■ **Task prompt**
Set down the records once more, please, exactly and with the pictures left out.

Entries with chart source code
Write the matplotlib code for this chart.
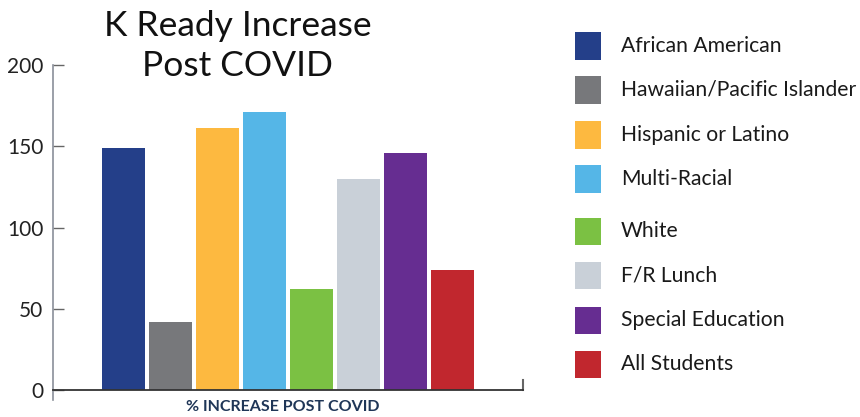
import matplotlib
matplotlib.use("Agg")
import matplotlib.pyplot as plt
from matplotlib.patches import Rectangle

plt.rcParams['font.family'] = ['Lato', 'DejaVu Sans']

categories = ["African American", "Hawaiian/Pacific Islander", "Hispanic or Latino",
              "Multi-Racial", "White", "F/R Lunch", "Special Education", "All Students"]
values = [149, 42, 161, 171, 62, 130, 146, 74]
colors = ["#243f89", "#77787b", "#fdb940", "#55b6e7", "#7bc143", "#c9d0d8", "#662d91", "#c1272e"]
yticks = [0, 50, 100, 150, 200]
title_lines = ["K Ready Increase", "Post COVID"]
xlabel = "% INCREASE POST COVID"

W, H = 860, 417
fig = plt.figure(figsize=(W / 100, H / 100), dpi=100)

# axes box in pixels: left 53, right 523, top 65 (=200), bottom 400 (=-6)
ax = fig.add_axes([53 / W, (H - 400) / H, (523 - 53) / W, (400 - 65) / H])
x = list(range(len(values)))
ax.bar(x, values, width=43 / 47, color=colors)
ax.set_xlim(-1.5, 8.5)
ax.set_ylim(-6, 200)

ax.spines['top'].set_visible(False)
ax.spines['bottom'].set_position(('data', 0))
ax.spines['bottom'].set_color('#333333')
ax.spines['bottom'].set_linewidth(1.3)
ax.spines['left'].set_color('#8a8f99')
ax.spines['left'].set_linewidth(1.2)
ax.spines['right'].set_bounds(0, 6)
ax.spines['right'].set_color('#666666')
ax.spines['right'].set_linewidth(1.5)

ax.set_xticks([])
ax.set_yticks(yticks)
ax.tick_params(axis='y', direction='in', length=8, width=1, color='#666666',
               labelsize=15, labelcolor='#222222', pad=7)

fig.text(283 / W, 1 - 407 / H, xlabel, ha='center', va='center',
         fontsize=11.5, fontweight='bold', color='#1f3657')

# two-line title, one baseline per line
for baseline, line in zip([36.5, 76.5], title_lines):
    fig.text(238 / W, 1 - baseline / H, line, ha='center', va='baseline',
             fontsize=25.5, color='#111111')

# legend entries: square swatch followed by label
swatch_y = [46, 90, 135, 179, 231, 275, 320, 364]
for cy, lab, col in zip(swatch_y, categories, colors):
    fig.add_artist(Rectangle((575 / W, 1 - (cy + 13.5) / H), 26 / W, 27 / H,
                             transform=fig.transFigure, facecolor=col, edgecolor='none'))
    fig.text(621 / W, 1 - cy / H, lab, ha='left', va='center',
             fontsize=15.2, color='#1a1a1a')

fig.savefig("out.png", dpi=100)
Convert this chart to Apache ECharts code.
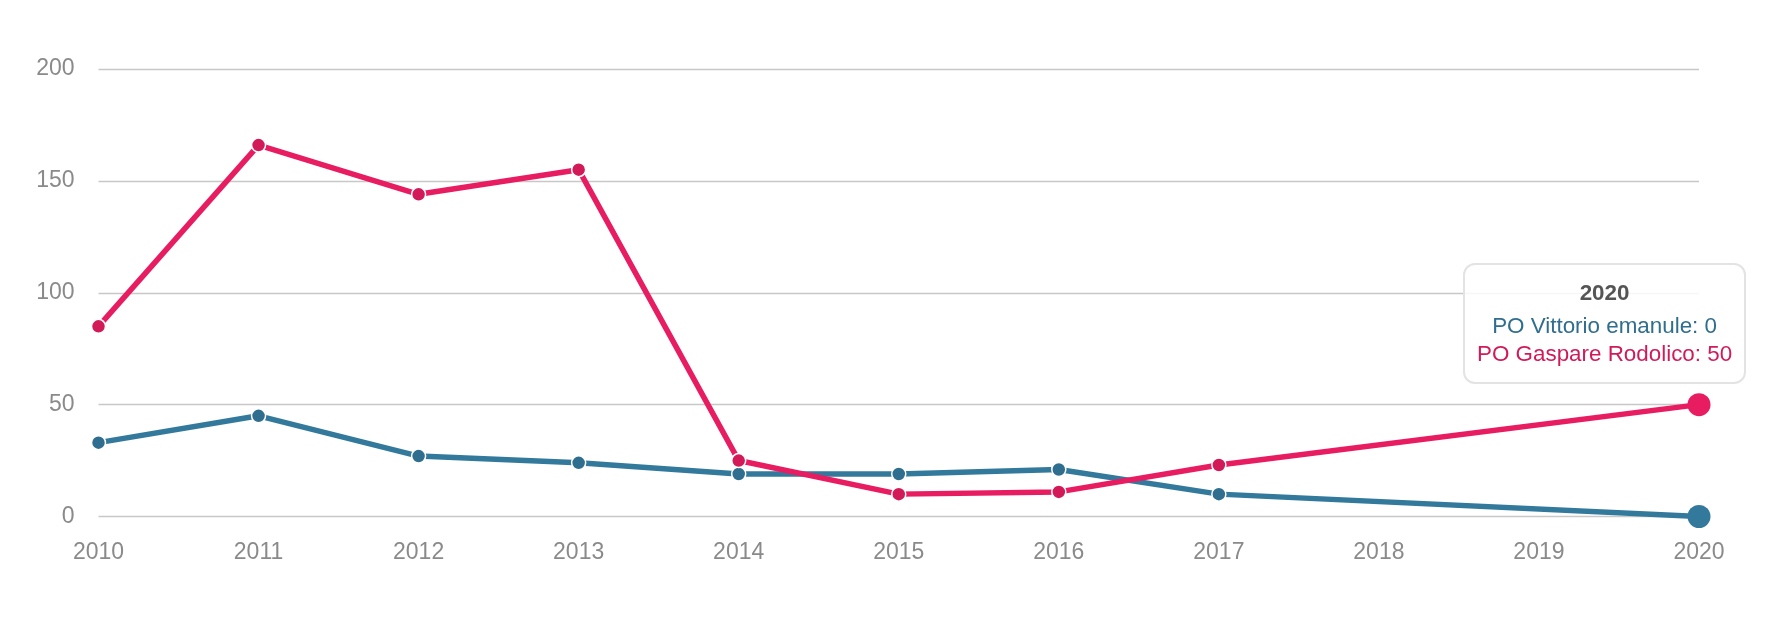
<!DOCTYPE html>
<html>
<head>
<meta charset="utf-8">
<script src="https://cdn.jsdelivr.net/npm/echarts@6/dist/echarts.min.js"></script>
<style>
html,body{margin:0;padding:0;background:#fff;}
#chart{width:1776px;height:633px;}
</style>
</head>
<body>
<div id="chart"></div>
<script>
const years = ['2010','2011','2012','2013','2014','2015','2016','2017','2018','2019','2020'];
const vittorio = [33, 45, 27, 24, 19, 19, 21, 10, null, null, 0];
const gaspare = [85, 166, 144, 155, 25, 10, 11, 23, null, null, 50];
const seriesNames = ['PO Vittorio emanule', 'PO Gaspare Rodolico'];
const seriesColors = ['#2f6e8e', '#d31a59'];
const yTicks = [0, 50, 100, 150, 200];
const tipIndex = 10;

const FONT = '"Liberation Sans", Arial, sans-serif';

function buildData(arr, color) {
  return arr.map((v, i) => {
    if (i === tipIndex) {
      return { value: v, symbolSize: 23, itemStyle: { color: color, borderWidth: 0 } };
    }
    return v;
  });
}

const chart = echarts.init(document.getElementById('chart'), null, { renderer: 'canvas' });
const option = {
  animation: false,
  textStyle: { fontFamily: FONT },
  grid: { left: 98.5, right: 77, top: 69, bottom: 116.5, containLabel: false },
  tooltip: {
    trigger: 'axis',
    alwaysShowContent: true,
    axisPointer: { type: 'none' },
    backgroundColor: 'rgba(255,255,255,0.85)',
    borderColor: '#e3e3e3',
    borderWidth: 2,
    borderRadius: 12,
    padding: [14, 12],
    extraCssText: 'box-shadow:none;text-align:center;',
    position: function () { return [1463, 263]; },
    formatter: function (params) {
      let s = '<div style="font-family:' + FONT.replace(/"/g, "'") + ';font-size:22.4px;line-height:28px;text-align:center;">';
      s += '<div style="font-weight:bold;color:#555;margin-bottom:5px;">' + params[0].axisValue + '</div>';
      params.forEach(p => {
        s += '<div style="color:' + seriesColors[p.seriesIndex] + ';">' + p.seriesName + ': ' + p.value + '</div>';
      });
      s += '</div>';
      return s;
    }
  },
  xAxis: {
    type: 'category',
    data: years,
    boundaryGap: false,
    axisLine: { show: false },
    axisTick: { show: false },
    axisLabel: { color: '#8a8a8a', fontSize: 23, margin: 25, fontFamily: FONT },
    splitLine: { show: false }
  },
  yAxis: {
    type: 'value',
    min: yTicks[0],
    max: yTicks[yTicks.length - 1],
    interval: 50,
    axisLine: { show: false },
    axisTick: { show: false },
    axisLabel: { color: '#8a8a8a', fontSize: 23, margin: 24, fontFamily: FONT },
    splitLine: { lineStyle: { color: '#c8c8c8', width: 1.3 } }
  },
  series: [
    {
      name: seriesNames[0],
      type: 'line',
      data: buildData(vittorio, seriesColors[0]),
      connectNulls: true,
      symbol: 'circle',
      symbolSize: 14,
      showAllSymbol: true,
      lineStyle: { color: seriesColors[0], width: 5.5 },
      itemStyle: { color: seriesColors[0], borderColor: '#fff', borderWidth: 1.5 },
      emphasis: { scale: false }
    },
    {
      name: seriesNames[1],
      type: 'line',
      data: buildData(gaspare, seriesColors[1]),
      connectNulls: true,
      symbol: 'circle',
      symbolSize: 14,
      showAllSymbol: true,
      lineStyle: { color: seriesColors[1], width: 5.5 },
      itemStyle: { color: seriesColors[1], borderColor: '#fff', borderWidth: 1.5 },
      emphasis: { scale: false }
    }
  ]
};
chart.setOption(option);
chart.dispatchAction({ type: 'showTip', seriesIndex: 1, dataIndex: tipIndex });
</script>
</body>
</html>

■ **Exercise answer**
Write the matplotlib code for this chart.
import matplotlib
matplotlib.use("Agg")
import matplotlib.pyplot as plt
from matplotlib.patches import Rectangle

plt.rcParams['font.family'] = ['Lato', 'DejaVu Sans']

categories = ["African American", "Hawaiian/Pacific Islander", "Hispanic or Latino",
              "Multi-Racial", "White", "F/R Lunch", "Special Education", "All Students"]
values = [149, 42, 161, 171, 62, 130, 146, 74]
colors = ["#243f89", "#77787b", "#fdb940", "#55b6e7", "#7bc143", "#c9d0d8", "#662d91", "#c1272e"]
yticks = [0, 50, 100, 150, 200]
title_lines = ["K Ready Increase", "Post COVID"]
xlabel = "% INCREASE POST COVID"

W, H = 860, 417
fig = plt.figure(figsize=(W / 100, H / 100), dpi=100)

# axes box in pixels: left 53, right 523, top 65 (=200), bottom 400 (=-6)
ax = fig.add_axes([53 / W, (H - 400) / H, (523 - 53) / W, (400 - 65) / H])
x = list(range(len(values)))
ax.bar(x, values, width=43 / 47, color=colors)
ax.set_xlim(-1.5, 8.5)
ax.set_ylim(-6, 200)

ax.spines['top'].set_visible(False)
ax.spines['bottom'].set_position(('data', 0))
ax.spines['bottom'].set_color('#333333')
ax.spines['bottom'].set_linewidth(1.3)
ax.spines['left'].set_color('#8a8f99')
ax.spines['left'].set_linewidth(1.2)
ax.spines['right'].set_bounds(0, 6)
ax.spines['right'].set_color('#666666')
ax.spines['right'].set_linewidth(1.5)

ax.set_xticks([])
ax.set_yticks(yticks)
ax.tick_params(axis='y', direction='in', length=8, width=1, color='#666666',
               labelsize=15, labelcolor='#222222', pad=7)

fig.text(283 / W, 1 - 407 / H, xlabel, ha='center', va='center',
         fontsize=11.5, fontweight='bold', color='#1f3657')

# two-line title, one baseline per line
for baseline, line in zip([36.5, 76.5], title_lines):
    fig.text(238 / W, 1 - baseline / H, line, ha='center', va='baseline',
             fontsize=25.5, color='#111111')

# legend entries: square swatch followed by label
swatch_y = [46, 90, 135, 179, 231, 275, 320, 364]
for cy, lab, col in zip(swatch_y, categories, colors):
    fig.add_artist(Rectangle((575 / W, 1 - (cy + 13.5) / H), 26 / W, 27 / H,
                             transform=fig.transFigure, facecolor=col, edgecolor='none'))
    fig.text(621 / W, 1 - cy / H, lab, ha='left', va='center',
             fontsize=15.2, color='#1a1a1a')

fig.savefig("out.png", dpi=100)
Convert this chart to Apache ECharts code.
<!DOCTYPE html>
<html>
<head>
<meta charset="utf-8">
<script src="https://cdn.jsdelivr.net/npm/echarts@6/dist/echarts.min.js"></script>
<style>
html,body{margin:0;padding:0;background:#fff;}
#chart{width:1776px;height:633px;}
</style>
</head>
<body>
<div id="chart"></div>
<script>
const years = ['2010','2011','2012','2013','2014','2015','2016','2017','2018','2019','2020'];
const vittorio = [33, 45, 27, 24, 19, 19, 21, 10, null, null, 0];
const gaspare = [85, 166, 144, 155, 25, 10, 11, 23, null, null, 50];
const seriesNames = ['PO Vittorio emanule', 'PO Gaspare Rodolico'];
const seriesColors = ['#2f6e8e', '#d31a59'];
const yTicks = [0, 50, 100, 150, 200];
const tipIndex = 10;

const FONT = '"Liberation Sans", Arial, sans-serif';

function buildData(arr, color) {
  return arr.map((v, i) => {
    if (i === tipIndex) {
      return { value: v, symbolSize: 23, itemStyle: { color: color, borderWidth: 0 } };
    }
    return v;
  });
}

const chart = echarts.init(document.getElementById('chart'), null, { renderer: 'canvas' });
const option = {
  animation: false,
  textStyle: { fontFamily: FONT },
  grid: { left: 98.5, right: 77, top: 69, bottom: 116.5, containLabel: false },
  tooltip: {
    trigger: 'axis',
    alwaysShowContent: true,
    axisPointer: { type: 'none' },
    backgroundColor: 'rgba(255,255,255,0.85)',
    borderColor: '#e3e3e3',
    borderWidth: 2,
    borderRadius: 12,
    padding: [14, 12],
    extraCssText: 'box-shadow:none;text-align:center;',
    position: function () { return [1463, 263]; },
    formatter: function (params) {
      let s = '<div style="font-family:' + FONT.replace(/"/g, "'") + ';font-size:22.4px;line-height:28px;text-align:center;">';
      s += '<div style="font-weight:bold;color:#555;margin-bottom:5px;">' + params[0].axisValue + '</div>';
      params.forEach(p => {
        s += '<div style="color:' + seriesColors[p.seriesIndex] + ';">' + p.seriesName + ': ' + p.value + '</div>';
      });
      s += '</div>';
      return s;
    }
  },
  xAxis: {
    type: 'category',
    data: years,
    boundaryGap: false,
    axisLine: { show: false },
    axisTick: { show: false },
    axisLabel: { color: '#8a8a8a', fontSize: 23, margin: 25, fontFamily: FONT },
    splitLine: { show: false }
  },
  yAxis: {
    type: 'value',
    min: yTicks[0],
    max: yTicks[yTicks.length - 1],
    interval: 50,
    axisLine: { show: false },
    axisTick: { show: false },
    axisLabel: { color: '#8a8a8a', fontSize: 23, margin: 24, fontFamily: FONT },
    splitLine: { lineStyle: { color: '#c8c8c8', width: 1.3 } }
  },
  series: [
    {
      name: seriesNames[0],
      type: 'line',
      data: buildData(vittorio, seriesColors[0]),
      connectNulls: true,
      symbol: 'circle',
      symbolSize: 14,
      showAllSymbol: true,
      lineStyle: { color: seriesColors[0], width: 5.5 },
      itemStyle: { color: seriesColors[0], borderColor: '#fff', borderWidth: 1.5 },
      emphasis: { scale: false }
    },
    {
      name: seriesNames[1],
      type: 'line',
      data: buildData(gaspare, seriesColors[1]),
      connectNulls: true,
      symbol: 'circle',
      symbolSize: 14,
      showAllSymbol: true,
      lineStyle: { color: seriesColors[1], width: 5.5 },
      itemStyle: { color: seriesColors[1], borderColor: '#fff', borderWidth: 1.5 },
      emphasis: { scale: false }
    }
  ]
};
chart.setOption(option);
chart.dispatchAction({ type: 'showTip', seriesIndex: 1, dataIndex: tipIndex });
</script>
</body>
</html>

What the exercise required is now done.